Three years after Nigeria unveiled one of its most ambitious digital economy initiatives — a $618 million investment vehicle that promised to reshape the country’s startup landscape — the programme has made its first significant public grant commitment: ₦1 billion (approximately $729,000) in direct funding for early-stage founders.
The money will flow through iDICE Startup Bridge, a new sub-programme under the Investment in Digital and Creative Enterprises (iDICE) initiative, which the Nigerian government launched at a high-profile event in Abuja on 14 March 2023. At its launch, iDICE attracted headlines for its scale — backed by the African Development Bank (AfDB), the French Development Agency, the Islamic Development Bank (IsDB), and the Bank of Industry (BOI), and forecast to generate $6.4 billion in economic output and create six million jobs.
The gap between that announcement and this week’s grant disclosure illustrates how slowly large development-finance vehicles translate into founder-facing capital in Africa’s largest economy.
What the Programme Actually Offers
iDICE Startup Bridge runs two tracks. The first, Founders Lab, is a 12-week, largely self-paced programme aimed at idea-stage and prototype-stage founders who do not yet qualify for venture capital. At the end of each cohort, the top 100 founders will each receive a ₦10 million grant — totalling up to ₦1 billion per cohort. The programme will run two cohorts annually, targeting at least 250 startups in its first year.
The second track, Growth Lab, is expected to launch later in 2025 and offers a different deal: $100,000 in equity investment per selected startup, plus a $125,000 matching fund available to founders who complete the programme. Growth Lab is designed for ventures further along the development curve that need governance strengthening and help accessing follow-on capital.
The programme is administered through Ventures Platform, which also manages iDICE’s technology fund. That fund received a $64 million commitment from iDICE — a separate, earlier deployment that predates the Startup Bridge launch.
Cindy Ezerioha, Head of Startup School at iDICE Startup Bridge, framed the grant programme as pipeline infrastructure rather than a pure capital deployment exercise.
“It targets very early-stage ideas and founders who do not yet meet the thresholds of a venture fund. The goal is to develop a stronger pipeline of investable Nigerian startups — including for the iDICE technology fund itself — and to ensure founders from outside the major startup hubs have access to structured support,” she said.

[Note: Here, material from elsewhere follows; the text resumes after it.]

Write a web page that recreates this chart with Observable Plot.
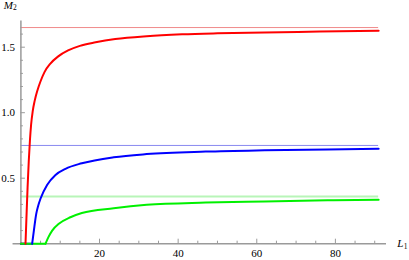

During the 12-week programme, selected founders will work through problem validation, business structuring, and minimum viable product development. Ezerioha said selection criteria will weigh team capability, solution scalability, programme commitment, and how founders intend to deploy the funds. Participants will receive stipends to cover internet access and workspace costs, and the programme intends to work with hub operators across all geographies to improve regional and gender representation.
The programme will feature masterclasses from industry practitioners, including Sim Shagaya, the founder of Miva University and a veteran of Nigeria’s digital economy.

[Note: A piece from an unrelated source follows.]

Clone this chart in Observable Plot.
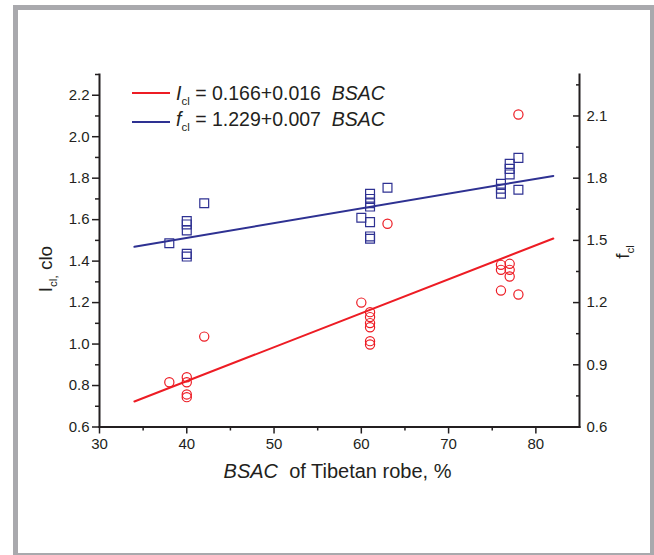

Startups that receive initial grant funding may access additional capital through a national pitch competition embedded in the programme structure.
The Gap Between Ambition and Deployment
The scale contrast is difficult to ignore. When AfDB President Akinwumi Adesina stood in Abuja in March 2023 to co-launch iDICE, he described it as a structural intervention — “retooling Nigeria to be more competitive in an increasingly digital world.” The $618 million figure cited at that launch was framed as total investment the initiative would mobilise across its lifetime, targeting more than 200 technology and creative startups directly and providing non-financial support to around 450 SMEs.
The ₦1 billion Founders Lab grant — worth roughly $729,000 at current exchange rates — is not a direct comparison to that $618 million figure, which includes development finance commitments, planned co-investments, and capital expected to flow from private sector partners over several years. But the gap reflects a pattern common to large multilateral-backed programmes in Africa: the period between announcement and meaningful capital deployment is long, and the first visible tranches are modest relative to the ambition stated at launch.
Vice President Kashim Shettima, who chairs the iDICE Steering Committee, issued a statement characterising the Startup Bridge as a genuine opportunity for young entrepreneurs to build or scale, expressing confidence in its ability to reshape early-stage enterprise development over time. iDICE also announced in November 2025 that it would establish two additional funds under the initiative, though details on those structures have not been made public.
Whether iDICE can convert its institutional architecture — a steering committee chaired by the vice president, four multilateral and national development finance backers, and a professional fund manager in Ventures Platform — into consistent, large-scale capital deployment for Nigerian founders remains the central question for the programme’s remaining years.
Applications for the iDICE Startup Bridge Founders Lab are currently open.